Aside from making the memo’s release even more political than it already was, this gradual release meant that regular Americans weren’t given the chance to read and interpret the document themselves without it being filtered through the media – and at first, the conservative media.

Republicans on the House Intelligence Committee, chaired by California Rep. Devin Nunes, wrote the memo that claims the FBI and DOJ cited the infamous Steele dossier in an application for a foreign intelligence warrant to wiretap former Trump campaign adviser Carter Page. Outside of far-right circles, the memo has been considered part of a strategy to discredit the FBI’s investigation into issues related to Russia’s influence on the 2016 presidential election.

Law enforcement and intelligence officials opposed the memo’s release and cautioned that it is riddled with errors and omissions. Prior to the document’s release, Nunes didn’t share it with the chairman of the Senate Intelligence Committee, and he chose to exclude FBI Director Christopher Wray’s concerns from the document.

House Speaker Paul Ryan advocated for the memo to be released, saying it would be “the best disinfectant” as the saying goes. Speaking of sunshine, the Intelligence Committee voted Monday to release a Democratic rebuttal.

[The memo was supposed to become public at 11 a.m. Central on Friday, but that’s not quite what happened. About 9 a.m., Washington Post reporter Philip Bump said on Twitter that “the Washington Examiner and Fox News got an early look” at the memo, and shortly thereafter said he had read it, too. NBC reporter Katy Tur also said on Twitter that the White House and GOP had sent the document “selectively to friendly outlets first.”

I kept checking the website for the House Intelligence Committee, but they hadn’t posted the memo by 11 a.m., and I didn’t see it there when I got back from lunch that day. A timestamp for another House of Representatives website where I didn’t think to look says it posted the PDF at 12:12 p.m., hours at least after conservative media organizations received it. A website that estimates when pages are created suggests the House Intelligence Committee may have uploaded the memo even later in the day.

I didn’t see the memo on major news sites until the afternoon, hours after it had been placed in reporters’ hands. The first article where I read about the memo’s contents was the conservative news site Washington Examiner, but the post was sans memo at the time. They have since uploaded it.

This may sound like splitting hairs. After all, it’s normal in journalism for the reporter with the tightest relationship with a source to get advance copies of anticipated documents, often with the understanding that they’ll wait until a designated time to publish a story on it.

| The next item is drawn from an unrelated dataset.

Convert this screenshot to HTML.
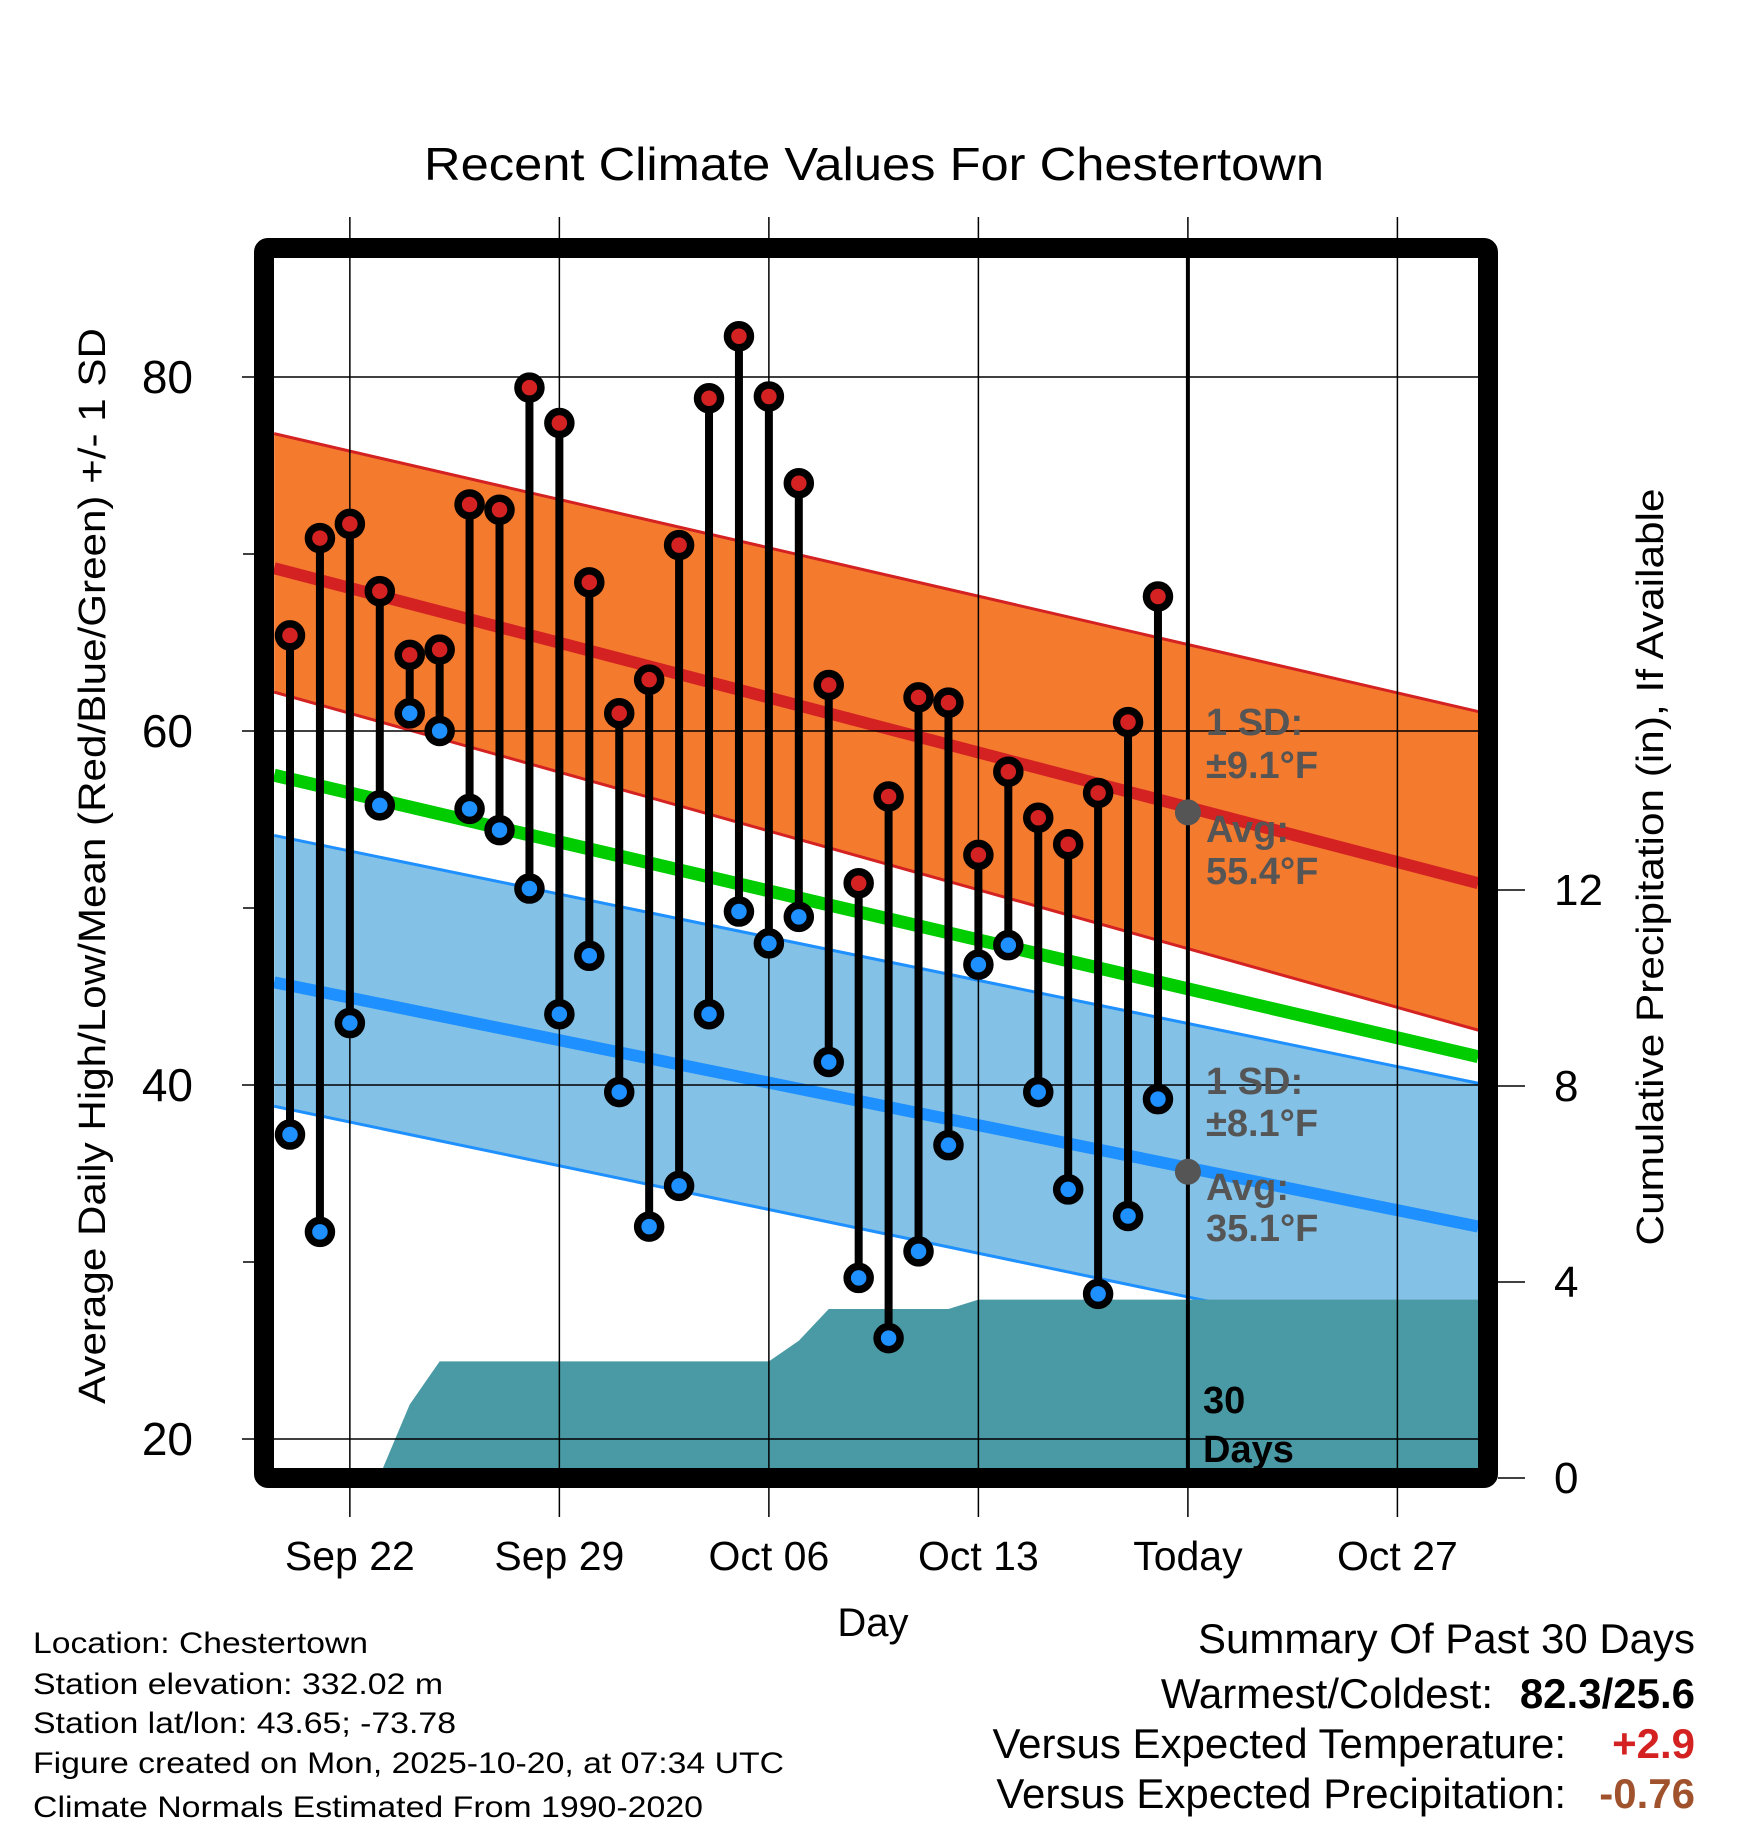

Considering far-right conservatives’ current distaste for the media and their urgent calls for the memo to be made public, it strikes me as an unintuitive but deliberate choice to give Republican journalists the first taste.

As a news consumer, it was frustrating to have to rely on what I consider a biased news organization to learn what was in this document that had been a regular point of conversation among conservatives for weeks. However, I think that was the point.

The FBI and justice department both expressed concerns that the memo was inaccurate and misleading. In spite of, or because of that, it was initially placed in the hands of people who wouldn’t question its veracity and wouldn’t provide too much, if any, context that would give readers cause to question the document, its purpose or its contents.

Instead, our first impression of what was in the actual memo was distilled from an already-distilled document that transparently pulls for the conservative message at the moment. And it’s not Republicans’ typical position. They’re encouraging Americans to call into question the practices of federal intelligence and law enforcement, and their incentive to do so can be narrowed down pretty quickly.

Republicans’ aims to manipulate information and how we perceive it have more or less become normalized. Aside from depriving Americans of the freedom to think for ourselves, they want to erode our trust in agencies that they’ve shielded from criticism since the days of McCarthyism.

That trust is being eroded in waves.